Collected material
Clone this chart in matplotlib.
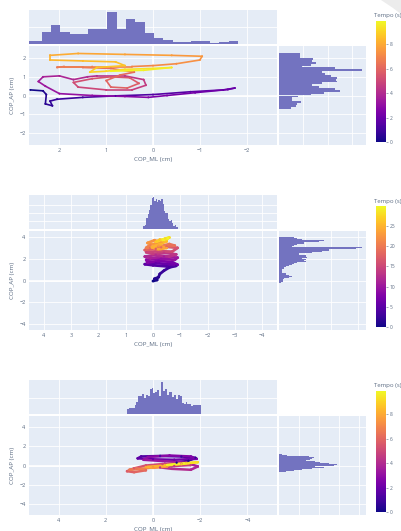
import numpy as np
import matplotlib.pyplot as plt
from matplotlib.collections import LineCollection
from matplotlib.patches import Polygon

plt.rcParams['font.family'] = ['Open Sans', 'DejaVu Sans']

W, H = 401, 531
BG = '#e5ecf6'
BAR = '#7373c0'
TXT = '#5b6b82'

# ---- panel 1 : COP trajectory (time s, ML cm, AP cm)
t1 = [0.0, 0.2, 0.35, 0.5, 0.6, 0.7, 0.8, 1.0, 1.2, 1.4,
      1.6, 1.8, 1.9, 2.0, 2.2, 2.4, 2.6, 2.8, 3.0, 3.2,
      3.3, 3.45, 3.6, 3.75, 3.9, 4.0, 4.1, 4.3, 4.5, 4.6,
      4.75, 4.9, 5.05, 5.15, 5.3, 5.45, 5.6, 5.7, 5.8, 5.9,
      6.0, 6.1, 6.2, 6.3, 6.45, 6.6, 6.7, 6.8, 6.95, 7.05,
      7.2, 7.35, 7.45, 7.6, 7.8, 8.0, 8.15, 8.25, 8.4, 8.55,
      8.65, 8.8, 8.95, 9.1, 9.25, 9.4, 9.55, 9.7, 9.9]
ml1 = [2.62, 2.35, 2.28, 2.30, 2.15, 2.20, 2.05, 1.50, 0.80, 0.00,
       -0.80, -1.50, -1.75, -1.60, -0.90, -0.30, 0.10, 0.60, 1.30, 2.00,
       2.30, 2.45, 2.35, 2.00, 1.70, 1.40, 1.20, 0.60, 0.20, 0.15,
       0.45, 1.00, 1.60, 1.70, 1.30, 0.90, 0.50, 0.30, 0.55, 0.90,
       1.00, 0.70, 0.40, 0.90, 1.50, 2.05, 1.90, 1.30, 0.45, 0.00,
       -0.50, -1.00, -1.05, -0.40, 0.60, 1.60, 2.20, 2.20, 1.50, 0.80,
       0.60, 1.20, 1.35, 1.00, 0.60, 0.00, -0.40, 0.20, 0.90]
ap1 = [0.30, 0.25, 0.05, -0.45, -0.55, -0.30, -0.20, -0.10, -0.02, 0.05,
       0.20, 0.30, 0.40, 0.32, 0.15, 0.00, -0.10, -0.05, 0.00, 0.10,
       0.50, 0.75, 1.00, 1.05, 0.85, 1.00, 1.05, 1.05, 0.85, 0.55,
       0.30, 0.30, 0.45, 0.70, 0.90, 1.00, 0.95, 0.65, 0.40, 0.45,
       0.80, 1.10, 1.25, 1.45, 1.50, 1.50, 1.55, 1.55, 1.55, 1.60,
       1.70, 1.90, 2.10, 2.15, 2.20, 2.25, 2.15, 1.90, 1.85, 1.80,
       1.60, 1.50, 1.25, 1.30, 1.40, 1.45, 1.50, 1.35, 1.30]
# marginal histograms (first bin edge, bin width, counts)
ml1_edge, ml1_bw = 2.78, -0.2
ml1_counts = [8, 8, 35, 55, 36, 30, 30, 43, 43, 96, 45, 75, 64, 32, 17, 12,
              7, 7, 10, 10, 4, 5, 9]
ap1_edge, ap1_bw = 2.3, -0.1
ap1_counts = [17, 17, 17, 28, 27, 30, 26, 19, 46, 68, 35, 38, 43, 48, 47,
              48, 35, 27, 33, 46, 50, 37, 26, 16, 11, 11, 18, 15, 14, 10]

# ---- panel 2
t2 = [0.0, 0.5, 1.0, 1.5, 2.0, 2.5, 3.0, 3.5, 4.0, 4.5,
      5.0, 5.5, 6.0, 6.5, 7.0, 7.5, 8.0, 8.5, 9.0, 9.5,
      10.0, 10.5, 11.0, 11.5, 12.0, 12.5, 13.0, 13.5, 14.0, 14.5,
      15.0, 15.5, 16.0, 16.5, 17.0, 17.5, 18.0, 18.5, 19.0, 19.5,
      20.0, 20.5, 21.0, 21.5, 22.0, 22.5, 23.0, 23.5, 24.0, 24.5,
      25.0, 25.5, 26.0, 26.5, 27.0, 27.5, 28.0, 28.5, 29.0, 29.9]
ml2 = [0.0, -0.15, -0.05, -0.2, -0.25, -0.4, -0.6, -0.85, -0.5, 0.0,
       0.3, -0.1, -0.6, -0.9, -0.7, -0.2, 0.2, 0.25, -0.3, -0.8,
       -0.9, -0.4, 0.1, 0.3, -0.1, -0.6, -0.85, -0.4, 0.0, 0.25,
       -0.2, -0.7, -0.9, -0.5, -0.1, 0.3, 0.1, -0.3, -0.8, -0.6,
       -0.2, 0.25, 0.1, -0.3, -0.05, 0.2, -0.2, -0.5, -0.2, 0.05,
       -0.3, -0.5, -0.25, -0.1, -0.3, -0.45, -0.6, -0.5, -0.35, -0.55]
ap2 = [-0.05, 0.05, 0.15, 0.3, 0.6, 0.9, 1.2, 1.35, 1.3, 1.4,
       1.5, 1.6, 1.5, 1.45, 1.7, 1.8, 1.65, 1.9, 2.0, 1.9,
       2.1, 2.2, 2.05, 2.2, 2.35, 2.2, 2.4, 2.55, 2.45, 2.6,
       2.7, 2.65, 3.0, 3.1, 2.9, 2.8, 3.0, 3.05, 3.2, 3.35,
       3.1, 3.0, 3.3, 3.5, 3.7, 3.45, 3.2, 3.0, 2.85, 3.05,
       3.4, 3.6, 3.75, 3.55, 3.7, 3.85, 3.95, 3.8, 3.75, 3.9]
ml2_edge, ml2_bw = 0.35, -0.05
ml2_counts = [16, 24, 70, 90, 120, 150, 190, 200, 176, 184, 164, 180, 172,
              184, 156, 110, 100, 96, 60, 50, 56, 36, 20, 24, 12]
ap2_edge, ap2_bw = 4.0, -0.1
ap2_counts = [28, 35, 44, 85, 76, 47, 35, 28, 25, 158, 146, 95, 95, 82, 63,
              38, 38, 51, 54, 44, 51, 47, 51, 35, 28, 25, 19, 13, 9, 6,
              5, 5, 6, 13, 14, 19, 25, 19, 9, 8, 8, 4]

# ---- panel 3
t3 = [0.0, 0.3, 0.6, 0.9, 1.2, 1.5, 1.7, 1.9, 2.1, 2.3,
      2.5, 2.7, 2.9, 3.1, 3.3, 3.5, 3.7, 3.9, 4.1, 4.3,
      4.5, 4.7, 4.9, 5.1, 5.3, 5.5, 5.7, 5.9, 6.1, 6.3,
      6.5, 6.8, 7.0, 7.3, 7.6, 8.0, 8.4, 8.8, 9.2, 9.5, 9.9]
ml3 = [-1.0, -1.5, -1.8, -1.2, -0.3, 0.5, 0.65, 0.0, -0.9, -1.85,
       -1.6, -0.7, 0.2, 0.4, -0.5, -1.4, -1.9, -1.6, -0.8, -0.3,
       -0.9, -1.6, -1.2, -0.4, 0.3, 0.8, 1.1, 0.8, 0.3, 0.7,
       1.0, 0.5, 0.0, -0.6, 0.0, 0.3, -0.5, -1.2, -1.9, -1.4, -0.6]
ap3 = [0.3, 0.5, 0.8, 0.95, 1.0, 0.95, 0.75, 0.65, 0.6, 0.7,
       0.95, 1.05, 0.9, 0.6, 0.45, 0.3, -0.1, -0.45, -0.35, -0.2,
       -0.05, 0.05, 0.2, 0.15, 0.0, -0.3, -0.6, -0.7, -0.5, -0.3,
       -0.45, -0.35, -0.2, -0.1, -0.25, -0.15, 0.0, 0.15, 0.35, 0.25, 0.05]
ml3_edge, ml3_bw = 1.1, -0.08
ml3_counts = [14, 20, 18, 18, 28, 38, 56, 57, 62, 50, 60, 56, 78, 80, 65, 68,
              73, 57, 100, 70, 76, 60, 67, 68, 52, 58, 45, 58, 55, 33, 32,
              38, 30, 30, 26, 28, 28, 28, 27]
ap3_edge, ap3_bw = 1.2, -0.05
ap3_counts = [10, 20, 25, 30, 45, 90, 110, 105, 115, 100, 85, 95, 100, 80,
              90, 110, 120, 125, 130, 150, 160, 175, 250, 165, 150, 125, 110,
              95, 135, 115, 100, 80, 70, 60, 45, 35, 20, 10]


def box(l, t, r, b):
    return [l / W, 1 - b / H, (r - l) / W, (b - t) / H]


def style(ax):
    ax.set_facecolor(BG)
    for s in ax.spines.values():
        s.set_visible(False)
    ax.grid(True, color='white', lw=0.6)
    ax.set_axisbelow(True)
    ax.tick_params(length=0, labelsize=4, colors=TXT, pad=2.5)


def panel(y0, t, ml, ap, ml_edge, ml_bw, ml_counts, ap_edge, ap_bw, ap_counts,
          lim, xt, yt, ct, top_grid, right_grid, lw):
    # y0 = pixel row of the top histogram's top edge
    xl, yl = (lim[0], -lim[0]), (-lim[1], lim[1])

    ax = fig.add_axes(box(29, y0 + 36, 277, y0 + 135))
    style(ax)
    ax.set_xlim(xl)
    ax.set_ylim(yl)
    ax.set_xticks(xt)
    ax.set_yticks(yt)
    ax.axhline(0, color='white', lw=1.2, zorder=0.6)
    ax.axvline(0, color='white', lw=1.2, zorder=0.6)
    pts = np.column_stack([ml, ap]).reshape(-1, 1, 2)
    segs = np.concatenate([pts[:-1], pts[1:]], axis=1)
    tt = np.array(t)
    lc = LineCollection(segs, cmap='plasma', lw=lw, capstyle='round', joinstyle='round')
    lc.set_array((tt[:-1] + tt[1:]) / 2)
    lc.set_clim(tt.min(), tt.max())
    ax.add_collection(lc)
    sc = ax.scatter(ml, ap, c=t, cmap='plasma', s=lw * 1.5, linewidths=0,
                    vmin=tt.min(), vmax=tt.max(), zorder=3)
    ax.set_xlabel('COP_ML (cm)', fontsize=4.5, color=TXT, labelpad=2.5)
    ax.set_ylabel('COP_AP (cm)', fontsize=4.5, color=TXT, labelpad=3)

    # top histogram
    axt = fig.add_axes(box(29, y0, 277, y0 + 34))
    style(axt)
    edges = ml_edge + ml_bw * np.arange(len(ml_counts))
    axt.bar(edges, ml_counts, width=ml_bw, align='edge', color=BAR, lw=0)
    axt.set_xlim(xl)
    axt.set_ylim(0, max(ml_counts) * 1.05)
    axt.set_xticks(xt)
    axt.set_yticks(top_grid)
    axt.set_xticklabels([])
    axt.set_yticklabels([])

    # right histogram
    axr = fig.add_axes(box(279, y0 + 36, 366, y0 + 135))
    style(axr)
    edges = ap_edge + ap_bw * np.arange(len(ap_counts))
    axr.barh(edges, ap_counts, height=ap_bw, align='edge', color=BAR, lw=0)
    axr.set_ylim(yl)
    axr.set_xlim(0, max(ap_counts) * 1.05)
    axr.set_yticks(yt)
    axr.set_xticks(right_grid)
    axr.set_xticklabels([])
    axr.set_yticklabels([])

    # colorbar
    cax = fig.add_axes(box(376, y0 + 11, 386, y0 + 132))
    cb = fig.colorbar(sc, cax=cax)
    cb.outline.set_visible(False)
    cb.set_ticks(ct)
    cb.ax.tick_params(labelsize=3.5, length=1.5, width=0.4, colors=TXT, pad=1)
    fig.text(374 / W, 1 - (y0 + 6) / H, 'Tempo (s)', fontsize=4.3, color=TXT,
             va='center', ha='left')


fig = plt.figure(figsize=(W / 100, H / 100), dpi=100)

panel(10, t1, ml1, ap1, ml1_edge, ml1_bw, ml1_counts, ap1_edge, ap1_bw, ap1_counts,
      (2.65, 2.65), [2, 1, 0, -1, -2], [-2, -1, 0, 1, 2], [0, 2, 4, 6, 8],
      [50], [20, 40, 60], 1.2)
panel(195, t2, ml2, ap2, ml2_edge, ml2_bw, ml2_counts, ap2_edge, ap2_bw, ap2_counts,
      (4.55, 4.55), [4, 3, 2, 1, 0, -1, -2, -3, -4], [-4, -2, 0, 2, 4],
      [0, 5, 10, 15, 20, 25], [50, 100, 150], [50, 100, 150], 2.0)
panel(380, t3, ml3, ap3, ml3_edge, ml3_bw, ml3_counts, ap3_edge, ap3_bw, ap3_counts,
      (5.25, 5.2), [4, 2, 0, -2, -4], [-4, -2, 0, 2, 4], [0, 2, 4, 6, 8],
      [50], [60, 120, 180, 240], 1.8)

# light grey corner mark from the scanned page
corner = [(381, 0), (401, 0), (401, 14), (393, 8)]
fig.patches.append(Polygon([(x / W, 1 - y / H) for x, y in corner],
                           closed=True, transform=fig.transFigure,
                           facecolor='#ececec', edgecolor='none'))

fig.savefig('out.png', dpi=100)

What is asked
Copy every line above in which the string "matplotlib" shows up.

Solved exercise
Clone this chart in matplotlib.
import matplotlib.pyplot as plt
from matplotlib.collections import LineCollection
from matplotlib.patches import Polygon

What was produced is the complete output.